Unnamed: 0,11-1011.00,11-1011.03,11-1021.00,11-1031.00,11-2011.00,11-2021.00,11-2022.00,11-2032.00,11-2033.00,11-3012.00,...,55-2013.00,55-3011.00,55-3012.00,55-3013.00,55-3014.00,55-3015.00,55-3016.00,55-3018.00,55-3019.00,Reported Job
0,True,False,False,False,False,False,False,False,False,False,...,False,False,False,False,False,False,False,False,False,Chief Diversity Officer (CDO)
1,True,False,False,False,False,False,False,False,False,False,...,False,False,False,False,False,False,False,False,False,Chief Executive Officer (CEO)
2,True,False,False,False,False,False,False,False,False,False,...,False,False,False,False,False,False,False,False,False,Chief Financial Officer (CFO)
3,True,False,False,False,False,False,False,False,False,False,...,False,False,False,False,False,False,False,False,False,Chief Nursing Officer
4,True,False,False,False,False,False,False,False,False,False,...,False,False,False,False,False,False,False,False,False,Chief Operating Officer (COO)


In [5]:
# Seperate the labels and the reported jobs
label_df = dummy_onets.loc[:,dummy_onets.columns != 'Reported Job']
reported_df = dummy_onets.loc[:, dummy_onets.columns == 'Reported Job']

In [6]:
# Check that we isloated just the labels 
label_df.head()

Unnamed: 0,11-1011.00,11-1011.03,11-1021.00,11-1031.00,11-2011.00,11-2021.00,11-2022.00,11-2032.00,11-2033.00,11-3012.00,...,55-2012.00,55-2013.00,55-3011.00,55-3012.00,55-3013.00,55-3014.00,55-3015.00,55-3016.00,55-3018.00,55-3019.00
0,True,False,False,False,False,False,False,False,False,False,...,False,False,False,False,False,False,False,False,False,False
1,True,False,False,False,False,False,False,False,False,False,...,False,False,False,False,False,False,False,False,False,False
2,True,False,False,False,False,False,False,False,False,False,...,False,False,False,False,False,False,False,False,False,False
3,True,False,False,False,False,False,False,False,False,False,...,False,False,False,False,False,False,False,False,False,False
4,True,False,False,False,False,False,False,False,False,False,...,False,False,False,False,False,False,False,False,False,False


In [7]:
# Check that we islated the reported jobs 
reported_df.head()

Unnamed: 0,Reported Job
0,Chief Diversity Officer (CDO)
1,Chief Executive Officer (CEO)
2,Chief Financial Officer (CFO)
3,Chief Nursing Officer
4,Chief Operating Officer (COO)


In [8]:
# Lastly take the labels and change them to booleans
label_df = label_df.astype(int)

In [9]:
# Confirm that there are 0 null values in the label or reported jobs data 
print(label_df.isna().sum().sum())
print(reported_df.isna().sum().sum())

0
0


In [10]:
# Turn the labels into lists 
label_df['Label'] = label_df.values.tolist()

In [14]:
# Do a train test split on the data. 
def tt_split(df):
    ''' 1. Define the final dataframes that we need     
        2. Create a for loop that will iterate through all of the rows and do a 70/30 split on the data. 
        3. Append the new data to the final dataframes
        4. Reset the index of the final dataframes 
        5. Export the final dataframes. 
        STRETCH GOAL: take this function and convert the dataframe equations to numpy array equations, will be much faster.  ''' 

    # Define the final dataframes 
    test_df = pd.DataFrame(columns=['Reported_Jobs', 'Label'])
    train_df = pd.DataFrame(columns=['Reported_Jobs', 'Label'])

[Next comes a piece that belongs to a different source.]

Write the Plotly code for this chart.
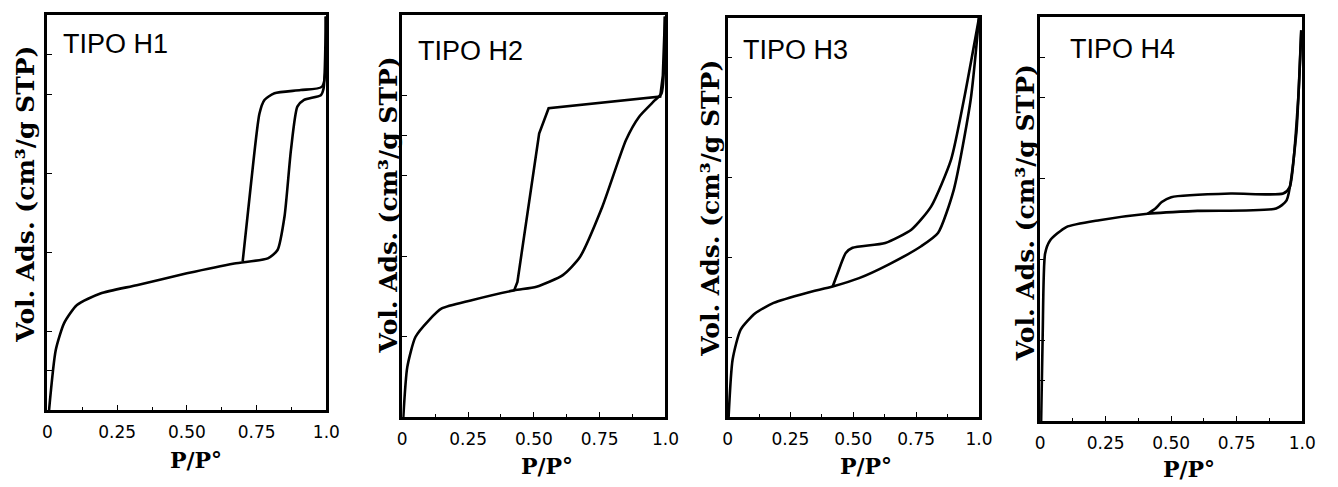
import plotly.graph_objects as go

W, H = 1338, 487

# ---------------- data (P/P0 vs relative volume adsorbed, 0-100) ----------------
h1_ads_x = [0.006, 0.03, 0.06, 0.106, 0.19, 0.32, 0.50, 0.67, 0.79, 0.825, 0.85, 0.873, 0.896, 0.92, 0.98, 0.99, 0.998]
h1_ads_y = [0.0, 15.2, 22.0, 26.6, 29.5, 31.6, 34.6, 37.1, 38.4, 40.5, 49.0, 65.8, 76.8, 78.5, 79.7, 81.4, 99.6]
h1_des_x = [0.998, 0.985, 0.908, 0.814, 0.778, 0.760, 0.730, 0.700]
h1_des_y = [99.6, 81.9, 81.0, 80.2, 78.5, 75.0, 57.4, 37.6]

h2_ads_x = [0.004, 0.019, 0.05, 0.10, 0.15, 0.26, 0.425, 0.51, 0.61, 0.675, 0.76, 0.85, 0.90, 0.96, 0.985, 0.998]
h2_ads_y = [0.0, 12.4, 19.9, 24.0, 27.0, 29.0, 31.5, 32.4, 35.3, 39.8, 52.3, 68.9, 74.7, 78.8, 80.5, 99.6]
h2_des_x = [0.998, 0.99, 0.98, 0.556, 0.52, 0.4375, 0.425]
h2_des_y = [99.6, 85.0, 79.7, 76.8, 70.5, 33.6, 31.5]

h3_ads_x = [0.004, 0.02, 0.052, 0.11, 0.183, 0.314, 0.418, 0.523, 0.64, 0.77, 0.837, 0.90, 0.967, 1.0]
h3_ads_y = [0.0, 14.4, 21.9, 26.0, 28.6, 31.1, 32.7, 34.8, 38.2, 42.8, 46.1, 57.0, 79.5, 100.0]
h3_des_x = [1.0, 0.94, 0.889, 0.81, 0.732, 0.627, 0.497, 0.47, 0.438, 0.418]
h3_des_y = [100.0, 79.5, 64.5, 52.8, 47.0, 43.6, 42.4, 41.1, 36.1, 32.7]

h4_ads_x = [0.004, 0.01, 0.019, 0.038, 0.10, 0.226, 0.41, 0.60, 0.90, 0.94, 0.977, 0.99, 0.996]
h4_ads_y = [0.0, 21.6, 41.4, 44.7, 48.0, 49.7, 51.3, 52.0, 52.6, 54.6, 71.1, 87.6, 96.7]
h4_des_x = [0.996, 0.984, 0.952, 0.927, 0.727, 0.50, 0.464, 0.44, 0.41]
h4_des_y = [96.7, 79.4, 57.9, 56.3, 56.3, 55.4, 54.2, 52.6, 51.3]

panel_labels = ["TIPO H1", "TIPO H2", "TIPO H3", "TIPO H4"]
x_tick_vals = [0, 0.25, 0.5, 0.75, 1.0]
x_tick_text = ["0", "0.25", "0.50", "0.75", "1.0"]
y_tick_sets = [[10, 20, 40, 60, 80, 90], [20, 40, 60, 70, 80], [20, 40, 60, 80, 90], [10, 20, 40, 60, 80, 90]]
y_title = "Vol. Ads. (cm³/g STP)"
x_title = "P/P°"

# ---------------- layout geometry (pixels) ----------------
frames = [(43, 326, 15, 410), (403, 670, 15, 417), (733, 988, 18, 417), (1050, 1316, 17, 421)]
ytitle_pos = [(20, 194), (390, 205), (715, 208), (1035, 213)]
xtitle_pos = [(194, 460), (550, 466), (873, 466), (1201, 469)]
label_pos = [(57, 44), (417, 51), (747, 50), (1078, 49)]
smooth = [(0.6, 0.6), (0.6, 0.0), (0.6, 0.6), (0.6, 0.6)]

series = [(h1_ads_x, h1_ads_y, h1_des_x, h1_des_y),
          (h2_ads_x, h2_ads_y, h2_des_x, h2_des_y),
          (h3_ads_x, h3_ads_y, h3_des_x, h3_des_y),
          (h4_ads_x, h4_ads_y, h4_des_x, h4_des_y)]

fig = go.Figure()
layout = dict(width=W, height=H, margin=dict(l=0, r=0, t=0, b=0),
              paper_bgcolor="white", plot_bgcolor="white", showlegend=False,
              font=dict(family="DejaVu Sans", color="black"))
annotations = []

for i, (ax, ay, dx, dy) in enumerate(series):
    n = "" if i == 0 else str(i + 1)
    for (xs, ys), sm in zip(((ax, ay), (dx, dy)), smooth[i]):
        line = dict(color="black", width=2.6, shape="spline", smoothing=sm) if sm > 0 else \
            dict(color="black", width=2.6, shape="linear")
        fig.add_trace(go.Scatter(x=xs, y=ys, mode="lines", xaxis="x" + n, yaxis="y" + n,
                                 line=line, hoverinfo="skip"))
    l, r, t, b = frames[i]
    layout["xaxis" + n] = dict(domain=[l / W, r / W], anchor="y" + n, range=[0, 1.0],
                               showline=True, mirror=True, linecolor="black", linewidth=2.5,
                               showgrid=False, zeroline=False, ticks="inside", ticklen=5,
                               tickwidth=1.2, tickcolor="black",
                               tickvals=x_tick_vals, ticktext=x_tick_text, ticklabelstandoff=5,
                               tickfont=dict(size=17, family="DejaVu Sans", color="black"),
                               minor=dict(ticks="inside", ticklen=3, tickwidth=1, dtick=0.125, tick0=0, tickcolor="black"))
    layout["yaxis" + n] = dict(domain=[1 - b / H, 1 - t / H], anchor="x" + n, range=[0, 100],
                               showline=True, mirror=True, linecolor="black", linewidth=2.5,
                               showgrid=False, zeroline=False, ticks="inside", ticklen=5,
                               tickwidth=1.2, tickcolor="black", tickvals=y_tick_sets[i],
                               showticklabels=False)
    px, py = ytitle_pos[i]
    annotations.append(dict(x=px / W, y=1 - py / H, xref="paper", yref="paper", text="<b>" + y_title + "</b>",
                            textangle=-90, showarrow=False, xanchor="center", yanchor="middle",
                            font=dict(size=25, family="DejaVu Serif", color="black")))
    px, py = xtitle_pos[i]
    annotations.append(dict(x=px / W, y=1 - py / H, xref="paper", yref="paper", text="<b>" + x_title + "</b>",
                            showarrow=False, xanchor="center", yanchor="middle",
                            font=dict(size=22, family="DejaVu Serif", color="black")))
    px, py = label_pos[i]
    annotations.append(dict(x=px / W, y=1 - py / H, xref="paper", yref="paper", text=panel_labels[i],
                            showarrow=False, xanchor="left", yanchor="middle",
                            font=dict(size=27, family="Liberation Sans", color="black")))

layout["annotations"] = annotations
fig.update_layout(**layout)
fig.write_html("out.html")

    # Grab all the columns apart from the final reported job title
    label_df = df.drop(columns=['Reported_Jobs', 'Label'])
    label_list = label_df.columns.to_list()
    
    for onet in label_list:
        filter_df = df[df[onet] == 1]
        temp_train_df = filter_df.sample(frac=.7,random_state=150)
        temp_test_df = filter_df.drop(temp_train_df.index).reset_index(drop=True)
        temp_train_df.reset_index(inplace=True, drop=True)

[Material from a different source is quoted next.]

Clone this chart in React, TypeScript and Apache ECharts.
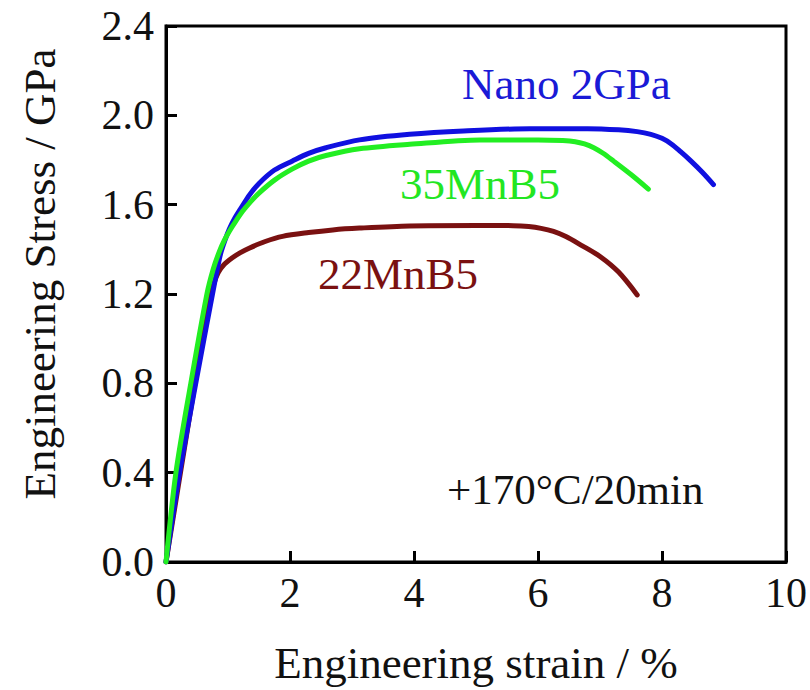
import React, { useEffect, useRef } from "react";
import * as echarts from "echarts";

const xTicks = [0, 2, 4, 6, 8, 10];
const yTicks = [0.0, 0.4, 0.8, 1.2, 1.6, 2.0, 2.4];

const nanoStrain = [0, 0.22, 0.48, 0.75, 0.82, 0.88, 0.95, 1.02, 1.1, 1.2, 1.35, 1.5, 1.75, 2.04, 2.3, 2.58, 3.12, 3.93, 4.8, 5.87, 6.8, 7.3, 7.6, 7.82, 8.0, 8.15, 8.3, 8.46, 8.65, 8.83];
const nanoStress = [0, 0.4, 0.8, 1.2, 1.3, 1.38, 1.44, 1.49, 1.535, 1.58, 1.645, 1.695, 1.755, 1.796, 1.83, 1.855, 1.89, 1.915, 1.93, 1.94, 1.94, 1.935, 1.927, 1.915, 1.897, 1.872, 1.837, 1.797, 1.745, 1.69];

const mn35Strain = [0, 0.16, 0.4, 0.66, 0.76, 0.86, 0.94, 1.02, 1.1, 1.235, 1.37, 1.5, 1.75, 2.04, 2.3, 2.58, 3.12, 3.93, 5.06, 6.0, 6.4, 6.6, 6.75, 6.9, 7.05, 7.22, 7.5, 7.78];
const mn35Stress = [0, 0.4, 0.8, 1.2, 1.31, 1.39, 1.44, 1.48, 1.515, 1.57, 1.615, 1.652, 1.71, 1.76, 1.795, 1.82, 1.85, 1.87, 1.89, 1.89, 1.887, 1.882, 1.872, 1.855, 1.83, 1.795, 1.735, 1.67];

const mn22Strain = [0, 0.35, 0.66, 0.72, 0.77, 0.84, 0.93, 1.07, 1.2, 1.34, 1.6, 1.88, 2.3, 2.69, 3.12, 3.93, 5.0, 5.6, 5.85, 6.05, 6.25, 6.45, 6.7, 7.0, 7.3, 7.6];
const mn22Stress = [0, 0.6, 1.12, 1.19, 1.245, 1.295, 1.33, 1.362, 1.385, 1.405, 1.435, 1.458, 1.475, 1.487, 1.495, 1.505, 1.507, 1.506, 1.502, 1.494, 1.48, 1.457, 1.418, 1.368, 1.298, 1.196];

const seriesNames = ["22MnB5", "Nano 2GPa", "35MnB5"];
const seriesColors = ["#7a1111", "#1010e0", "#22ee22"];
const annotation = "+170\u00B0C/20min";
const xTitle = "Engineering strain / %";
const yTitle = "Engineering Stress / GPa";

const FONT = "'Liberation Serif', 'Times New Roman', serif";

function zip(xs: number[], ys: number[]) {
  return xs.map((x, i) => [x, ys[i]]);
}

export default function App() {
  const ref = useRef<HTMLDivElement>(null);
  useEffect(() => {
    if (!ref.current) return;
    const chart = echarts.init(ref.current, undefined, { renderer: "svg" });
    const datasets = [zip(mn22Strain, mn22Stress), zip(nanoStrain, nanoStress), zip(mn35Strain, mn35Stress)];
    chart.setOption({
      animation: false,
      backgroundColor: "#ffffff",
      grid: {
        left: 166,
        right: 24,
        top: 26,
        bottom: 126,
        show: true,
        borderColor: "#000",
        borderWidth: 3,
      },
      xAxis: {
        type: "value",
        min: 0,
        max: 10,
        interval: 2,
        name: xTitle,
        nameLocation: "middle",
        nameGap: 78,
        nameTextStyle: { fontFamily: FONT, fontSize: 45, color: "#111" },
        axisLine: { show: true, lineStyle: { color: "#000", width: 3 } },
        axisTick: { show: true, inside: true, length: 11, lineStyle: { color: "#000", width: 3 } },
        splitLine: { show: false },
        axisLabel: {
          fontFamily: FONT,
          fontSize: 42,
          color: "#111",
          margin: 10,
          formatter: (v: number) => (xTicks.includes(v) ? String(v) : ""),
        },
      },
      yAxis: {
        type: "value",
        min: 0,
        max: 2.4,
        interval: 0.4,
        axisLine: { show: true, lineStyle: { color: "#000", width: 3 } },
        axisTick: { show: true, inside: true, length: 11, lineStyle: { color: "#000", width: 3 } },
        splitLine: { show: false },
        axisLabel: {
          fontFamily: FONT,
          fontSize: 42,
          color: "#111",
          margin: 12,
          formatter: (v: number) => {
            const t = yTicks.find((y) => Math.abs(y - v) < 1e-6);
            return t === undefined ? "" : t.toFixed(1);
          },
        },
      },
      series: seriesNames.map((name, i) => ({
        name,
        type: "line",
        data: datasets[i],
        smooth: 0.3,
        showSymbol: false,
        symbol: "none",
        lineStyle: { color: seriesColors[i], width: 5, cap: "round", join: "round" },
        z: 2 + i,
      })),
      graphic: [
        {
          type: "text",
          x: 40,
          y: 274,
          rotation: Math.PI / 2,
          style: {
            text: yTitle,
            font: `45px ${FONT}`,
            fill: "#111",
            align: "center",
            verticalAlign: "middle",
          },
        },
        {
          type: "text",
          x: 462,
          y: 84,
          style: { text: seriesNames[1], font: `45px ${FONT}`, fill: "#1a1ad6", align: "left", verticalAlign: "middle" },
        },
        {
          type: "text",
          x: 400,
          y: 184,
          style: { text: seriesNames[2], font: `45px ${FONT}`, fill: "#22e622", align: "left", verticalAlign: "middle" },
        },
        {
          type: "text",
          x: 318,
          y: 274,
          style: { text: seriesNames[0], font: `45px ${FONT}`, fill: "#7a1111", align: "left", verticalAlign: "middle" },
        },
        {
          type: "text",
          x: 447,
          y: 489,
          style: { text: annotation, font: `43px ${FONT}`, fill: "#111", align: "left", verticalAlign: "middle" },
        },
      ],
    });
    return () => chart.dispose();
  }, []);
  return (
    <div
      ref={ref}
      style={{ position: "fixed", left: 0, top: 0, width: 810, height: 690, background: "#fff" }}
    />
  );
}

        # Append the new data to the final train/test dataframes 
        train_df = pd.concat([train_df, temp_train_df], ignore_index=True)
        test_df = pd.concat([test_df, temp_test_df], ignore_index=True)

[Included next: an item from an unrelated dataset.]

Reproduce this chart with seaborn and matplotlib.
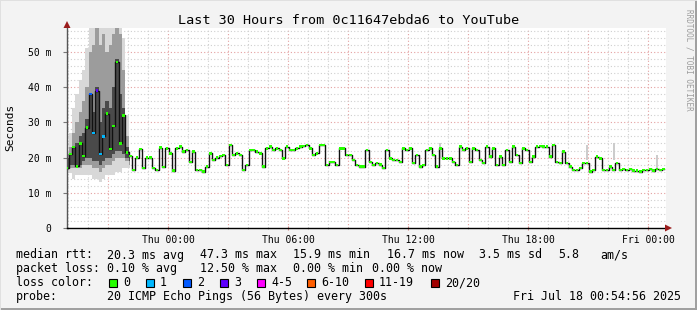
import numpy as np
import pandas as pd
import matplotlib
matplotlib.use("Agg")
import matplotlib.pyplot as plt
from matplotlib.patches import Rectangle, Polygon
import seaborn as sns

W, H = 697, 310

# ---------------- data ----------------
# hours relative to Thu 00:00, 10-minute samples
t_start = -5.05
t_step = 1 / 6

median_ms = [
    17, 21, 23, 17.5, 24, 20.5, 28.5, 38, 27, 39, 21, 26, 32.5, 22.5, 29, 47.2, 24, 32, 21.5, 20.5,
    16.5, 20, 22.5, 17, 20, 20, 17, 16.5, 22.8, 17.3,
    22.6, 21.2, 16.3, 22.6, 23.1, 21.7, 22.2, 18.8, 21.7, 16.5, 16.5, 16.0, 17.4, 21.2, 19.3, 20.0,
    20.4, 20.7, 17.9, 23.6, 20.7, 21.2, 20.7, 16.5, 17.9, 22.2, 22.2, 21.7, 21.2, 17.4, 22.6, 23.1, 22.2,
    22.6, 22.2, 19.8, 23.1, 22.2, 22.2, 22.6, 23.1, 23.3, 23.6, 22.6, 20.7, 21.2, 23.6, 23.6, 17.9,
    18.8, 18.8, 17.9, 22.6, 22.6, 20.7, 20.7, 19.3, 17.9, 17.4, 17.4, 22.2, 18.8, 17.9, 18.4, 18.0,
    17.0, 22.2, 19.8, 19.3, 19.3, 18.8, 22.6, 22.2, 22.6, 18.4, 20.7, 17.4, 17.9, 22.2, 22.6, 20.7,
    17.4, 22.6, 19.8, 19.8, 19.8, 18.8, 17.9, 23.1, 22.2, 22.6, 18.8, 22.6, 22.2, 19.3, 18.4,
    23.1, 20.3, 22.6, 17.9, 20.3, 17.9, 22.2, 18.8, 23.1, 20.7, 18.4, 22.6, 22.2, 18.8, 20.3, 23.1,
    23.3, 23.1, 23.1, 20.3, 23.6, 18.8, 18.4, 21.7, 18.4, 17.4, 16.5, 16.5,
    17.0, 18.4, 18.4, 16.0, 16.5, 20.3, 19.8, 16.5, 16.5, 17.4, 16.5, 18.4, 16.5, 16.7, 16.5, 16.7,
    16.3, 16.3, 16.0, 16.5, 16.5, 16.7, 16.3, 16.7, 16.5, 16.7,
]

# samples with packet loss (index -> loss class)
loss_idx = [7, 8, 9, 10, 11]
loss_cls = ["2", "1", "3", "1", "1"]

# smoke (ping spread) during the early burst, first 20 samples, three density layers
smoke_out_lo = [15.5, 15.5, 14, 15, 15, 15, 15, 15, 14, 14, 13, 14, 15, 15, 15, 16, 16, 17, 17, 17]
smoke_out_hi = [22, 27, 34, 38, 42, 45, 51, 57, 57, 57, 57, 57, 57, 57, 57, 57, 57, 54, 32, 22]
smoke_mid_lo = [16.5, 17, 17, 17, 17, 18, 18, 18, 17, 17, 16, 17, 18, 18, 19, 20, 20, 20, 19, 18]
smoke_mid_hi = [21, 23, 27, 30, 33, 36, 40, 50, 52, 57, 52, 55, 50, 52, 55, 57, 55, 45, 26, 21]
smoke_in_lo = [17, 18, 18, 17.5, 18, 19, 20, 20, 19, 19, 18, 19, 20, 20, 21, 22, 22, 21, 20, 19]
smoke_in_hi = [20, 21, 23, 24, 26, 27, 31, 38, 33, 40, 30, 34, 36, 34, 40, 48, 38, 34, 23, 21]

# isolated light smoke spikes later on
spike_idx = [112, 156, 164, 177]
spike_lo = [20.0, 19.3, 19.3, 17.0]
spike_hi = [24.0, 23.6, 24.0, 20.7]

x_tick_labels = ["Thu 00:00", "Thu 06:00", "Thu 12:00", "Thu 18:00", "Fri 00:00"]
y_tick_labels = ["0", "10 m", "20 m", "30 m", "40 m", "50 m"]

loss_legend = ["0", "1", "2", "3", "4-5", "6-10", "11-19", "20/20"]
loss_colors = ["#26ff00", "#00b8ff", "#0059ff", "#5e00ff", "#ff00ff", "#ff5e00", "#ff0000", "#a10000"]

# ---------------- build frame ----------------
n = len(median_ms)
hours = t_start + np.arange(n) * t_step
loss = ["0"] * n
for i, c in zip(loss_idx, loss_cls):
    loss[i] = c
df = pd.DataFrame({"hours": hours, "median": median_ms, "loss": loss})

MONO = "DejaVu Sans Mono"
plt.rcParams["font.family"] = MONO

fig = plt.figure(figsize=(W / 100, H / 100), dpi=100, facecolor="#f3f3f3")
L, R, T, B = 67, 666, 28, 228
ax = fig.add_axes([L / W, 1 - B / H, (R - L) / W, (B - T) / H])
ax.set_facecolor("white")

x0 = t_start
x1 = x0 + (R - L) / 20.0
ymax = 56.8
ax.set_xlim(x0, x1)
ax.set_ylim(0, ymax)

# grid
for h in range(-5, 25):
    major = (h % 3 == 0)
    ax.axvline(h, color="#e4a0a0" if major else "#cfcfcf", lw=0.8,
               ls=(0, (1, 2)), zorder=0.5)
for v in range(2, 57, 2):
    major = (v % 10 == 0)
    ax.axhline(v, color="#e4a0a0" if major else "#cfcfcf", lw=0.8,
               ls=(0, (1, 2)), zorder=0.5)

# smoke
ns = len(smoke_out_lo)
ax.fill_between(hours[:ns], smoke_out_lo, smoke_out_hi, step="mid", color="#d8d8d8", lw=0, zorder=1)
ax.fill_between(hours[:ns], smoke_mid_lo, smoke_mid_hi, step="mid", color="#9c9c9c", lw=0, zorder=1.1)
ax.fill_between(hours[:ns], smoke_in_lo, smoke_in_hi, step="mid", color="#4a4a4a", lw=0, zorder=1.2)
for i, lo, hi in zip(spike_idx, spike_lo, spike_hi):
    ax.fill_between([hours[i] - t_step / 4, hours[i] + t_step / 4], [lo, lo], [hi, hi],
                    color="#cccccc", lw=0, zorder=1)

# median line
sns.lineplot(data=df, x="hours", y="median", color="#111111", lw=1.0,
             drawstyle="steps-mid", estimator=None, sort=False, ax=ax, zorder=2)
pal = dict(zip(loss_legend, loss_colors))
sns.scatterplot(data=df, x="hours", y="median", hue="loss", palette=pal,
                marker="s", s=3.2, linewidth=0, legend=False, ax=ax, zorder=3)

# axes styling
ax.set_xlabel("")
ax.set_ylabel("")
for s in ["top", "right"]:
    ax.spines[s].set_visible(False)
ax.spines["left"].set_color("#555555")
ax.spines["left"].set_linewidth(1.0)
ax.spines["bottom"].set_color("#000000")
ax.spines["bottom"].set_linewidth(1.0)

ax.set_xticks([0, 6, 12, 18, 24])
ax.set_xticklabels(x_tick_labels)
ax.set_yticks([0, 10, 20, 30, 40, 50])
ax.set_yticklabels(y_tick_labels)
ax.set_xticks(list(range(-5, 25)), minor=True)
ax.tick_params(axis="x", which="major", length=2.5, width=0.8, color="#d08080",
               direction="inout", labelsize=7, pad=3.5, labelcolor="#000000")
ax.tick_params(axis="x", which="minor", length=2, width=0.8, color="#bbbbbb", direction="inout")
ax.tick_params(axis="y", which="major", length=3, width=0.8, color="#777777",
               direction="out", labelsize=7, pad=8, labelcolor="#000000")

# arrows
fig.add_artist(Polygon([[63.5 / W, 1 - 28 / H], [70.5 / W, 1 - 28 / H], [67 / W, 1 - 21 / H]],
                       closed=True, transform=fig.transFigure, color="#9a1c1c", lw=0))
fig.add_artist(Polygon([[665 / W, 1 - 224.5 / H], [665 / W, 1 - 231.5 / H], [672 / W, 1 - 228 / H]],
                       closed=True, transform=fig.transFigure, color="#9a1c1c", lw=0))

# frame border
fig.add_artist(Rectangle((0, 0), 1, 2 / H, transform=fig.transFigure, color="#a0a0a0", lw=0))
fig.add_artist(Rectangle((1 - 2 / W, 0), 2 / W, 1, transform=fig.transFigure, color="#a0a0a0", lw=0))
fig.add_artist(Rectangle((0, 1 - 1 / H), 1, 1 / H, transform=fig.transFigure, color="#e0e0e0", lw=0))
fig.add_artist(Rectangle((0, 0), 1 / W, 1, transform=fig.transFigure, color="#e0e0e0", lw=0))

def ftext(x, y, s, **kw):
    fig.text(x / W, 1 - y / H, s, **kw)

ftext(349, 24, "Last 30 Hours from 0c11647ebda6 to YouTube", ha="center", va="baseline",
      fontsize=9.7, color="#000000")
ftext(10.5, 127, "Seconds", rotation=90, ha="center", va="center", fontsize=8, color="#000000")
ftext(689, 60, "RRDTOOL / TOBI OETIKER", rotation=270, ha="center", va="center",
      fontsize=5.5, color="#9c9c9c")

fs = 8.4
rows = [258.5, 272, 286, 300]
row1 = [(16, "median rtt:"), (107, "20.3 ms avg"), (200, "47.3 ms max"), (293, "15.9 ms min"),
        (387, "16.7 ms now"), (479, "3.5 ms sd"), (558, "5.8"), (600, "am/s")]
row2 = [(16, "packet loss:"), (107, "0.10 % avg"), (200, "12.50 % max"), (293, "0.00 % min"),
        (372, "0.00 % now")]
for x, s in row1:
    ftext(x, rows[0], s, ha="left", va="baseline", fontsize=fs)
for x, s in row2:
    ftext(x, rows[1], s, ha="left", va="baseline", fontsize=fs)
ftext(16, rows[2], "loss color:", ha="left", va="baseline", fontsize=fs)
box_x = [109, 146, 183, 220, 257, 307, 365, 431]
for bx, lab, col in zip(box_x, loss_legend, loss_colors):
    fig.add_artist(Rectangle((bx / W, 1 - 287 / H), 8 / W, 8 / H, transform=fig.transFigure,
                             facecolor=col, edgecolor="#000000", lw=0.8))
    ftext(bx + 14, rows[2], lab, ha="left", va="baseline", fontsize=fs)
ftext(16, rows[3], "probe:", ha="left", va="baseline", fontsize=fs)
ftext(107, rows[3], "20 ICMP Echo Pings (56 Bytes) every 300s", ha="left", va="baseline", fontsize=fs)
ftext(681, rows[3], "Fri Jul 18 00:54:56 2025", ha="right", va="baseline", fontsize=fs)

fig.savefig("out.png", dpi=100, facecolor=fig.get_facecolor())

    train_df.reset_index(drop=True, inplace=True)
    test_df.reset_index(drop=True, inplace=True)
    
    train_df = train_df[['Reported_Jobs', 'Label']]
    test_df = test_df[['Reported_Jobs', 'Label']]

    return train_df, test_df

In [12]:
# Create the final dataframe to export
label_df['Reported_Jobs'] = reported_df['Reported Job']


In [15]:
train_df, test_df = tt_split(label_df)

In [22]:
train_df.shape

(31166, 2)

In [23]:
test_df.shape

(13379, 2)

In [24]:
# Export the Training and Testing data. 
train_df.to_csv('../Data/Training_Data.csv', index=False)
test_df.to_csv('../Data/TestingData.csv', index=False)

## Next Steps 

From here we take the data that was set up for the model and split it into a train/test/validation. We will proceed to train and evaluate the model and proceed to start building the script to extract job titles out of resumes, then build another script to auto generate analytics to see how likely the applicant is a good fit and finally host all of this in an API.